Republican vice-presidential candidate Richard B. Cheney, who served as defense secretary during the presidential administration of Texas Gov. George W. Bush's father, was asked in a CNN interview Saturday if he will be given "some special duties not given to most vice presidents in the field of national security."
"I think what'll happen is the relationship [between him and George W. Bush] will evolve into one that's fairly significant in terms of my role," Mr. Cheney said.
He went on to say he is "sure" Mr. Bush "will … ask me to take on major duties and responsibilities, but those remain to be worked out."

Top 10 list

The Wall Street Journal's Friday features section offered "Top 10 Things a New York Senate Candidate Has to Keep Straight During a Subway Series":
10. "Ya Gotta Believe" refers to the slogan of the 1973 NL Champion Mets, not "I never had sex with that woman."
9. When real Yankee fans speak with reverence about "the Mick," they mean the late Mickey Mantle, not the current archbishop of New York.
8. When a Brooklyn hardhat tells you he'll never forgive "those bums, the Dodgers," he means the guys who went to L.A., not the guys who went to Canada.
7. Willie Mays was indeed slick. But no one calls him "Slick Willie."
6. The "Mayor's Trophy" was the name for the annual Yankee-Met exhibition contest before inter-league play, not Rudy Giuliani's new female companion.
5. The "Perfect Game" alludes to the 1956 World Series game pitched by Yankee Don Larson, not a fail-safe way to make $100,000 in cattle futures.
4. Rick Reed is the right-handed guy who pitches for the Mets. Rick Lazio is the guy who's part of the vast right-wing conspiracy.

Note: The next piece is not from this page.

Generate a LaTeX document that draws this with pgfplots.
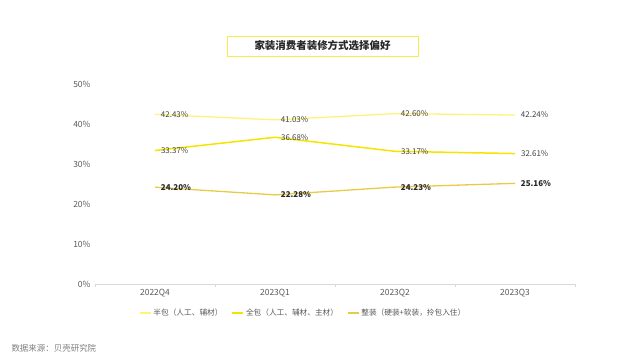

3. Hall of Fame pitcher Jim Bunning is the only man to pitch a perfect game against the Mets and face off against the president twice voting for impeachment when he was a Kentucky congressman, and to convict after he joined the Senate.
2. The "Babe" is Babe Ruth, not Monica Lewinsky.
And our No. 1 thing a New York Senate candidate has to keep straight during a Subway Series (drum roll):
"Yogi" is the one-time Yankee catcher who managed the Mets and the Yanks, not the guy who put together Al Gore's Buddhist fund-raiser.